# Cats in a Motorhome



## 89146 (May 15, 2005)

No-one has mentioned this possibility yet  
Last year I showed a cat as well as the dogs and on one occasion I did both 8O. As long as they normally live together in harmony there is no trouble. 8) As far as the cat was concerned, she travelled in a normal cat carrier until we were on site, then she was let loose. Her favourite position in the evenings was in the cab on one of the seats, watching everything going on.
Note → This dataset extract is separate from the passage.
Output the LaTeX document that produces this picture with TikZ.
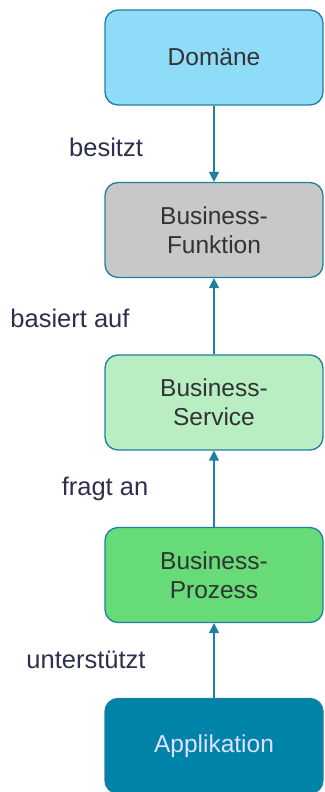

In the mornings she was nowhere to be found, then would leap out from some nook or cranny that she had found on night patrol. 8O When I left her loose in the van while I went to show the dog, she would settle on the rear bunk where she could also see out of a window.  
The Dutch often have a cat on board their boats (and most Dutch people have a boat) which is about the same room as a motorhome.

Gill


----------



## Raine (May 10, 2005)

:lol: was it a tigger a tiger or house cat?


----------



## 89146 (May 15, 2005)

She was (I say "was" because she was killed in January)  a very sweet natured young cat who was used to living in a house so I guess she was a house cat - and occasional motorhome cat. 8) 
I have just had a litter from her mother and hope to be on the road again with one of the kittens in the autumn.  
That should be fun 8O 

Gill


----------



## 89122 (May 14, 2005)

you will have fun with the curtains then.    
Eddie


----------



## 89146 (May 15, 2005)

Hmmmmm :? 
And the upholstery - I think it might find itself spending more time in it's basket :roll: 


Gill


----------



## Anonymous (Nov 10, 2000)

Couldn't have cats with my dogs, Gill. They regard tham as food items!!!

Cosmo qualified on Saturday :cheers: - I didn't come to find you - went to look at the puppies instead - I'm sure you understand that one! They were lovely - little grey squeaky moles.
Andrea.


----------